As the national press, the White House, and Congress discovered
Appalachian poverty, Tom Gish and Harry Caudill became the most
prominent spokesmen for the region. Caudill’s law office and
the Gishes’ newspaper office became the places outside reporters
went first for tips, for information, and for quotes.
Bill Bishop, a 1970s Mountain Eagle reporter who now writes for
the Austin American-Statesman, remembers the day after the 1976
Scotia mine disaster when a New York Times reporter arrived in Whitesburg
on deadline. The pages for the next day’s Mountain Eagle were
already made up and were about to be loaded into Tom’s car
and taken to the press. The Timesman grabbed and phone and dictated
a story directly from the article written for the next day’s
Eagle.
Not surprisingly, a great many local people deeply resented the
national spotlight, and some blamed Gish and Caudill for negative
portrayals. One local official threatened a BBC film crew filming
citizens lined up to receive government food handouts. Later, a
producer for a Canadian television crew was shot to death.

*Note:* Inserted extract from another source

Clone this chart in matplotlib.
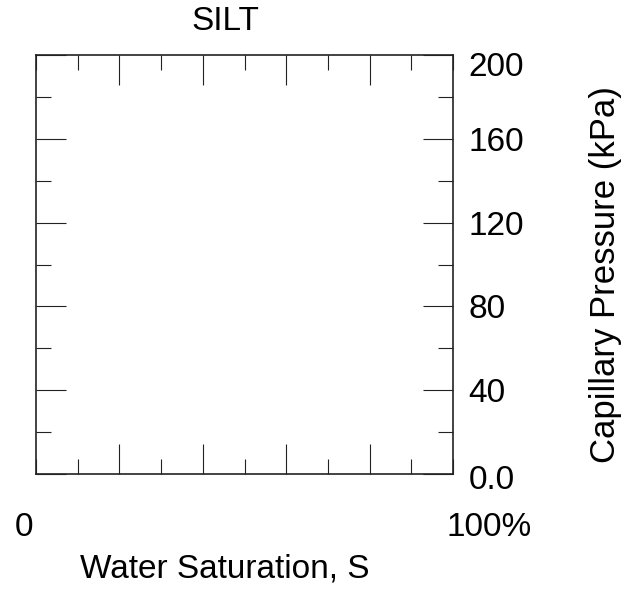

Through it all the Gishes remained stubbornly undaunted. Jim Branscome,
who was the point man in pressuring TVA to open its board meetings
when he was a young stringer in Knoxville for the Eagle, still recalls
arriving in Whitesburg the day after an arsonist hired by a Whitesburg
policeman had torched the newspaper’s offices. He went to
the Gishes’ house and there sat Tom on the porch hunched over
a typewriter, composing a story for the next issue. The issue appeared
on schedule, with a famously altered motto on its masthead: "It
still screams."
“Here he was not far away from his heart attack, having quit
a five pack a day habit,” Branscome recalled recently. “And
here he was determined to get out a few pages, just to let all the
bastards know the Eagle was still screaming. Was it an incredible
act of courage, commitment, or just plain mountain stubbornness?
I still haven’t figured out the proportions of these three
things, but I am leaning toward the last one as explaining a lot.”
It should also be said that The Mountain Eagle has done much more
than fight for open access, expose strip mining, and expose corruption.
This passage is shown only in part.